WRITTEN REQUEST: Quote the whole listing word for word. Do not include the pictures.

====

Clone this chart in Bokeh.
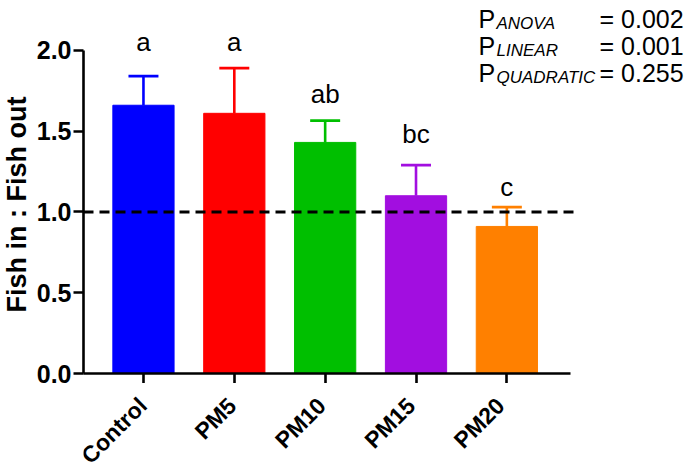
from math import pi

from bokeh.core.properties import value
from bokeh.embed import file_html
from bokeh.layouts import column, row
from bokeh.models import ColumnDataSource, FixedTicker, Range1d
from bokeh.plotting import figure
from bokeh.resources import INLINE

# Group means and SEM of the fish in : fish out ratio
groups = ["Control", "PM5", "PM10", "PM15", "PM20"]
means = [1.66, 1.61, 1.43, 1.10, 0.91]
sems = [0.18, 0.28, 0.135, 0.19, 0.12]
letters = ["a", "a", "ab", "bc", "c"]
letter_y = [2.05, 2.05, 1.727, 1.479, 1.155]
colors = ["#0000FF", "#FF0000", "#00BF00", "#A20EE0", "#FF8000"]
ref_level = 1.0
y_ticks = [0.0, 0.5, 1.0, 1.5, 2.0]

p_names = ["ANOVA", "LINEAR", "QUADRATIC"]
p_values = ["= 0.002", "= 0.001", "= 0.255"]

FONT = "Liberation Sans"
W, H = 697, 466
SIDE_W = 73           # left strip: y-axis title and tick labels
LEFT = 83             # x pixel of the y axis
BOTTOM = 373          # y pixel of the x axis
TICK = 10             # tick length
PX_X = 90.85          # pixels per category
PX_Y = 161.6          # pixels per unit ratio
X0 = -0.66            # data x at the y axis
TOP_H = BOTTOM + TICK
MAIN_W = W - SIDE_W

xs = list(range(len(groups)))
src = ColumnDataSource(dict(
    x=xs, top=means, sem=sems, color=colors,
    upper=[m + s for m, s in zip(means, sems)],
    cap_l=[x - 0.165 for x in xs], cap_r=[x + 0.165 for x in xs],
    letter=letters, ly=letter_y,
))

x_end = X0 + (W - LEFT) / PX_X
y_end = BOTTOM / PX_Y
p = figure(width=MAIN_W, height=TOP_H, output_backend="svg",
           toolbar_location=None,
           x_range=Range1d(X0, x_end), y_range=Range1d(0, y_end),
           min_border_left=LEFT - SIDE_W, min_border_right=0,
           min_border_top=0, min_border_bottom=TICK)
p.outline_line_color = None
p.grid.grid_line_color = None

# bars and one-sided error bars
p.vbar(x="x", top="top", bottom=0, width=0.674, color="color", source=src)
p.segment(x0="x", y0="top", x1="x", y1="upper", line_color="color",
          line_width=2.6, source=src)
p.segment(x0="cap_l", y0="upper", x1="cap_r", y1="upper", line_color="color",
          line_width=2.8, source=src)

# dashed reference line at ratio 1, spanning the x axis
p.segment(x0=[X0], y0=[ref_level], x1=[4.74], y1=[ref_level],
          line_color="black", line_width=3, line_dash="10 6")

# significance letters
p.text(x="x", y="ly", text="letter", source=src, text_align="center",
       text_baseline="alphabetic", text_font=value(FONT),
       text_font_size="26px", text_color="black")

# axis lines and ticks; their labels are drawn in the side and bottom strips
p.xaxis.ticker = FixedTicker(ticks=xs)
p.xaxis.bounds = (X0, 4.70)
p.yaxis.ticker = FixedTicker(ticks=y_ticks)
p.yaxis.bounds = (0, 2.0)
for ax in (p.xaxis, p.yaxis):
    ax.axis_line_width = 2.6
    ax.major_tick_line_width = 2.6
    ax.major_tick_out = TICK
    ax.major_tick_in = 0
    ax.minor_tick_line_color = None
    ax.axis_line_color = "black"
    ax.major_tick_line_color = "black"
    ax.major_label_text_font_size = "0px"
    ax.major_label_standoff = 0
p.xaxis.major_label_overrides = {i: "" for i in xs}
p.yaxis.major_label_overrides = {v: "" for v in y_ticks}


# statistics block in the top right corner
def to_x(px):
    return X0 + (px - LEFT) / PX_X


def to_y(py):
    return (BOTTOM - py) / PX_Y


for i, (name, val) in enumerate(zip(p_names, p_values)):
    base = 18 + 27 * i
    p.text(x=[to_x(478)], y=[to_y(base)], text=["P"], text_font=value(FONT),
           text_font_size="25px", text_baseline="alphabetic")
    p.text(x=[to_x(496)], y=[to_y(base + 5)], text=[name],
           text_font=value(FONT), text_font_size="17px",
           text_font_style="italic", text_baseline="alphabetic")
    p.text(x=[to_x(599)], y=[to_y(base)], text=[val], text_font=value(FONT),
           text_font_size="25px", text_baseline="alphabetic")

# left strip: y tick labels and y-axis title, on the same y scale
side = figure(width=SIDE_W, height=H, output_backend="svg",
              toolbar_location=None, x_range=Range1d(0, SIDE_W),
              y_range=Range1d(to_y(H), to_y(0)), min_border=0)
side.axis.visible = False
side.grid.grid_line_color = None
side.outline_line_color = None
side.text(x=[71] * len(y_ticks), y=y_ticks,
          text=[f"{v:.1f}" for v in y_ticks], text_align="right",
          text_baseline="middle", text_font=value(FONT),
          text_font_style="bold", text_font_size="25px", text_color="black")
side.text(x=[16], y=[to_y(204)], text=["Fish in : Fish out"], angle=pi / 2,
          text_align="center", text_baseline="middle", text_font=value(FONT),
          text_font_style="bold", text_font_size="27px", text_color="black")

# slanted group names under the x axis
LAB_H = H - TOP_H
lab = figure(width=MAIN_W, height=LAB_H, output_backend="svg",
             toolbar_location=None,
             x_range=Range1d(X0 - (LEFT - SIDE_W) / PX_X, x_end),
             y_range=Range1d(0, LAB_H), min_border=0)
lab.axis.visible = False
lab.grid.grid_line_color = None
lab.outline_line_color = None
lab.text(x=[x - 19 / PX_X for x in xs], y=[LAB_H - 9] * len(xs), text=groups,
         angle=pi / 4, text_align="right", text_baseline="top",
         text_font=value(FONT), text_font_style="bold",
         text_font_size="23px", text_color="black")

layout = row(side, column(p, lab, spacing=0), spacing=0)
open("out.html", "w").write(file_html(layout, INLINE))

====

REPLY TO THE EXERCISE:
Clone this chart in Bokeh.
from math import pi

from bokeh.core.properties import value
from bokeh.embed import file_html
from bokeh.layouts import column, row
from bokeh.models import ColumnDataSource, FixedTicker, Range1d
from bokeh.plotting import figure
from bokeh.resources import INLINE

# Group means and SEM of the fish in : fish out ratio
groups = ["Control", "PM5", "PM10", "PM15", "PM20"]
means = [1.66, 1.61, 1.43, 1.10, 0.91]
sems = [0.18, 0.28, 0.135, 0.19, 0.12]
letters = ["a", "a", "ab", "bc", "c"]
letter_y = [2.05, 2.05, 1.727, 1.479, 1.155]
colors = ["#0000FF", "#FF0000", "#00BF00", "#A20EE0", "#FF8000"]
ref_level = 1.0
y_ticks = [0.0, 0.5, 1.0, 1.5, 2.0]

p_names = ["ANOVA", "LINEAR", "QUADRATIC"]
p_values = ["= 0.002", "= 0.001", "= 0.255"]

FONT = "Liberation Sans"
W, H = 697, 466
SIDE_W = 73           # left strip: y-axis title and tick labels
LEFT = 83             # x pixel of the y axis
BOTTOM = 373          # y pixel of the x axis
TICK = 10             # tick length
PX_X = 90.85          # pixels per category
PX_Y = 161.6          # pixels per unit ratio
X0 = -0.66            # data x at the y axis
TOP_H = BOTTOM + TICK
MAIN_W = W - SIDE_W

xs = list(range(len(groups)))
src = ColumnDataSource(dict(
    x=xs, top=means, sem=sems, color=colors,
    upper=[m + s for m, s in zip(means, sems)],
    cap_l=[x - 0.165 for x in xs], cap_r=[x + 0.165 for x in xs],
    letter=letters, ly=letter_y,
))

x_end = X0 + (W - LEFT) / PX_X
y_end = BOTTOM / PX_Y
p = figure(width=MAIN_W, height=TOP_H, output_backend="svg",
           toolbar_location=None,
           x_range=Range1d(X0, x_end), y_range=Range1d(0, y_end),
           min_border_left=LEFT - SIDE_W, min_border_right=0,
           min_border_top=0, min_border_bottom=TICK)
p.outline_line_color = None
p.grid.grid_line_color = None

# bars and one-sided error bars
p.vbar(x="x", top="top", bottom=0, width=0.674, color="color", source=src)
p.segment(x0="x", y0="top", x1="x", y1="upper", line_color="color",
          line_width=2.6, source=src)
p.segment(x0="cap_l", y0="upper", x1="cap_r", y1="upper", line_color="color",
          line_width=2.8, source=src)

# dashed reference line at ratio 1, spanning the x axis
p.segment(x0=[X0], y0=[ref_level], x1=[4.74], y1=[ref_level],
          line_color="black", line_width=3, line_dash="10 6")

# significance letters
p.text(x="x", y="ly", text="letter", source=src, text_align="center",
       text_baseline="alphabetic", text_font=value(FONT),
       text_font_size="26px", text_color="black")

# axis lines and ticks; their labels are drawn in the side and bottom strips
p.xaxis.ticker = FixedTicker(ticks=xs)
p.xaxis.bounds = (X0, 4.70)
p.yaxis.ticker = FixedTicker(ticks=y_ticks)
p.yaxis.bounds = (0, 2.0)
for ax in (p.xaxis, p.yaxis):
    ax.axis_line_width = 2.6
    ax.major_tick_line_width = 2.6
    ax.major_tick_out = TICK
    ax.major_tick_in = 0
    ax.minor_tick_line_color = None
    ax.axis_line_color = "black"
    ax.major_tick_line_color = "black"
    ax.major_label_text_font_size = "0px"
    ax.major_label_standoff = 0
p.xaxis.major_label_overrides = {i: "" for i in xs}
p.yaxis.major_label_overrides = {v: "" for v in y_ticks}


# statistics block in the top right corner
def to_x(px):
    return X0 + (px - LEFT) / PX_X


def to_y(py):
    return (BOTTOM - py) / PX_Y


for i, (name, val) in enumerate(zip(p_names, p_values)):
    base = 18 + 27 * i
    p.text(x=[to_x(478)], y=[to_y(base)], text=["P"], text_font=value(FONT),
           text_font_size="25px", text_baseline="alphabetic")
    p.text(x=[to_x(496)], y=[to_y(base + 5)], text=[name],
           text_font=value(FONT), text_font_size="17px",
           text_font_style="italic", text_baseline="alphabetic")
    p.text(x=[to_x(599)], y=[to_y(base)], text=[val], text_font=value(FONT),
           text_font_size="25px", text_baseline="alphabetic")

# left strip: y tick labels and y-axis title, on the same y scale
side = figure(width=SIDE_W, height=H, output_backend="svg",
              toolbar_location=None, x_range=Range1d(0, SIDE_W),
              y_range=Range1d(to_y(H), to_y(0)), min_border=0)
side.axis.visible = False
side.grid.grid_line_color = None
side.outline_line_color = None
side.text(x=[71] * len(y_ticks), y=y_ticks,
          text=[f"{v:.1f}" for v in y_ticks], text_align="right",
          text_baseline="middle", text_font=value(FONT),
          text_font_style="bold", text_font_size="25px", text_color="black")
side.text(x=[16], y=[to_y(204)], text=["Fish in : Fish out"], angle=pi / 2,
          text_align="center", text_baseline="middle", text_font=value(FONT),
          text_font_style="bold", text_font_size="27px", text_color="black")

# slanted group names under the x axis
LAB_H = H - TOP_H
lab = figure(width=MAIN_W, height=LAB_H, output_backend="svg",
             toolbar_location=None,
             x_range=Range1d(X0 - (LEFT - SIDE_W) / PX_X, x_end),
             y_range=Range1d(0, LAB_H), min_border=0)
lab.axis.visible = False
lab.grid.grid_line_color = None
lab.outline_line_color = None
lab.text(x=[x - 19 / PX_X for x in xs], y=[LAB_H - 9] * len(xs), text=groups,
         angle=pi / 4, text_align="right", text_baseline="top",
         text_font=value(FONT), text_font_style="bold",
         text_font_size="23px", text_color="black")

layout = row(side, column(p, lab, spacing=0), spacing=0)
open("out.html", "w").write(file_html(layout, INLINE))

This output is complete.